Kepler and Newton

AP1 Class Notes Section 7A

Kepler's Laws of Planetary Motion
Newton's Law of Universal Gravitation

N.B.: This section was inserted specifically for use in semestres undergoing an LOA evaluation. This section will be rewritten at a later date to incorporate more historical notes. In the meantime, here are the important highlights:

here follows an extremely boiled down version of the history of astronomy. As usual, it's a complicated story inolving a lot of very brilliant people.
Typical ancient Greek thought is that the Earth is at the center of the universe (geocentric model). Do not trivialize their mistake; often their conclusions are well thought out, but based on faulty data. Aristarchus (my mistake, not Hipparchus) is given credit as the first to propose the heliocentric model (sun at the center) based on the relative sizes of the earth and sun.
Ptolemaic model assumes erath at center, but is fairly good at predicting the locations of planets. Model uses epicycles to account for retrograde motion.
Kopernik (Copernicus) proposes again a heliocentric model; however, the accuracy of his model at predicing the position of Mars is half as good as Ptolemy's model is.
Galileo shows himselt to be a 'bad' scientist when he embraces the less accurate Copernican model.
Kepler introduces his heliocentric model in which 1) the planets orbit the sun in elliptical orbits with the sun at one focus; 2) a line connecting the sun to a given planet sweeps out the same area at any point in the orbit in any given time period (which we will eventually recognizze as a statement of the conservation of angular momentum), 3) the period of the planet's orbit and the mean radius are related through:
R³/T^₂ = C,
where C is a constant associated with the object around which the planet is orbiting. C has a different value for each central object. For the special case of objects orbiting our sun, we can make the math easy by putting R in astronomical units (1 AUu is the average distance frorm the sun to the earth) and the period T in earth years, so that the constant C is equal to 1.
Since Kepler's model is five times more accurate at predicting the position of Mars than the Ptolemaic model, it is 'good' science. Unfortunately, it does not explain why the planets move in such a manner.
Newton wonders if the force causing apples to fall from trees is the same force that keeps the moon moving in orbit( namely gravity). He postulates that the gavitational force acting on a planet is proportional to the mass of the planet and inversely proportional to the square of the distance between the sun and the planet; such a behaviour turns out to be consistent with Kepler's laws. Newton's also guesses that the force is proportional to the mass of the sun. In more general terms, the force that each of two masses exerts on the other is given by the formula:
F_g = GM₁M₂/r².
Attempts were made to determine the proportionality constant G, based on the attraction between the earth and objects near its surface, but the mass of the earth must also be known; this mass can be estimated by assuming an average density based on the density of rocks and the volume of the earth, which has been known since antiquity. An accurate measurement of G was accomplished by Cavendish; looking at the attraction between metal balls; this then led to an accurate value for the mass of the earth.

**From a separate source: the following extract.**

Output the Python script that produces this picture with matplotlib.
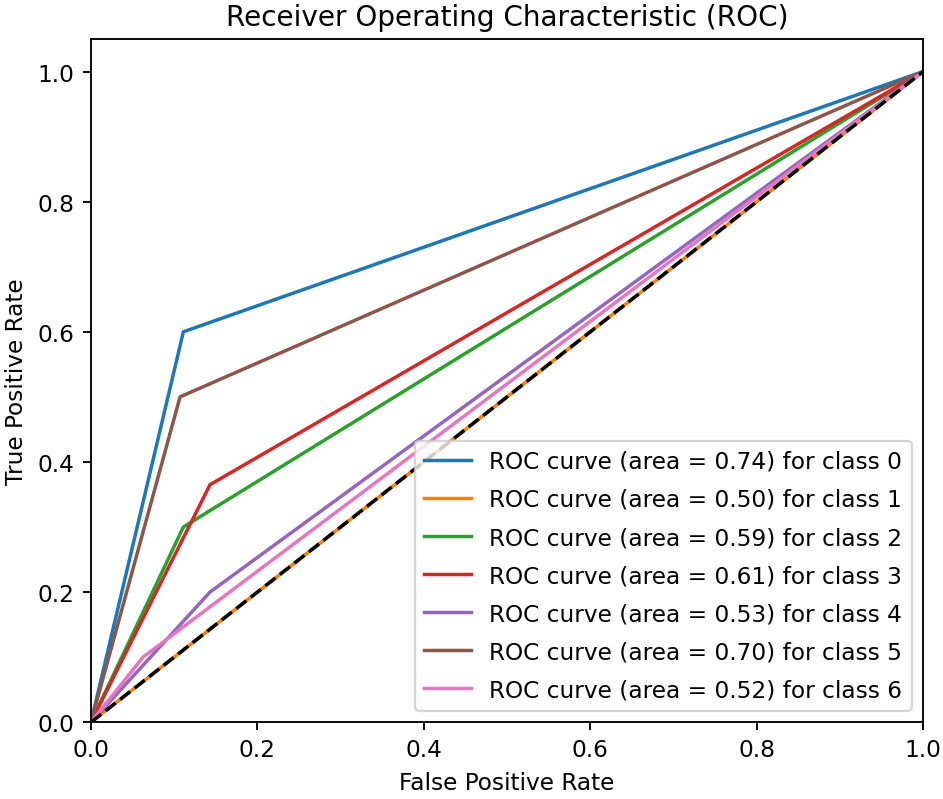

Nothing like compressing two thousand years of science into a coule of paragraphs.

Examples:

Given that the average radius of the orbit of Jupiter is about 5 AU, find the period of Jupiter's orbit.
Since the sun is the central object, we can use the special case relationship:
R_J³/T_J² = 1
T_J² = R_J³ = 5³ = 125
T_J = [125]^1/2 = 11.2 earth years

Consider a satellite that is in geostationary orbit (it stays above the same spot on earth as the earth rotates, so its orbital period is about 24 hours or 1 day). How high up is such a satellite?
We can't use R_J³/T_J² = 1, because the earth is the central object here, not the sun. However, we can compare the motion of this satellite to another earth satellite we know something about, namely the moon.
R_S³/T_S² = C_earth = R_moon³/T_moon²The period of the moon's orbit is about 28 days, and the moon is about 400,000 km away from the earth's center. So,
R_S= [T_S²R_moon³/T_moon²]^1/3= [1²(400000³)/28²]^1/3= 43,375 km.
Now, that's from the center of the earth, so to find the altitude, subtract off the radius of the earth: 43,375 - 6400 = 36,975 km above the earth's surface. Be careful what the question asks.

Now, let's take a look at Newton's law. We know from previous discussion that the force that the earth's gravity exerts on an object of mass m near the earth's surface is given by gm. From our new discussion, the force of gravity will be GM_earthm/R_E². If these laws are to be compatible, then,
GM_earth/R_E² = g
6.67x10^-11*6x10²⁴/[6.4x10⁶]² = 9.77 N/kg (pretty close!)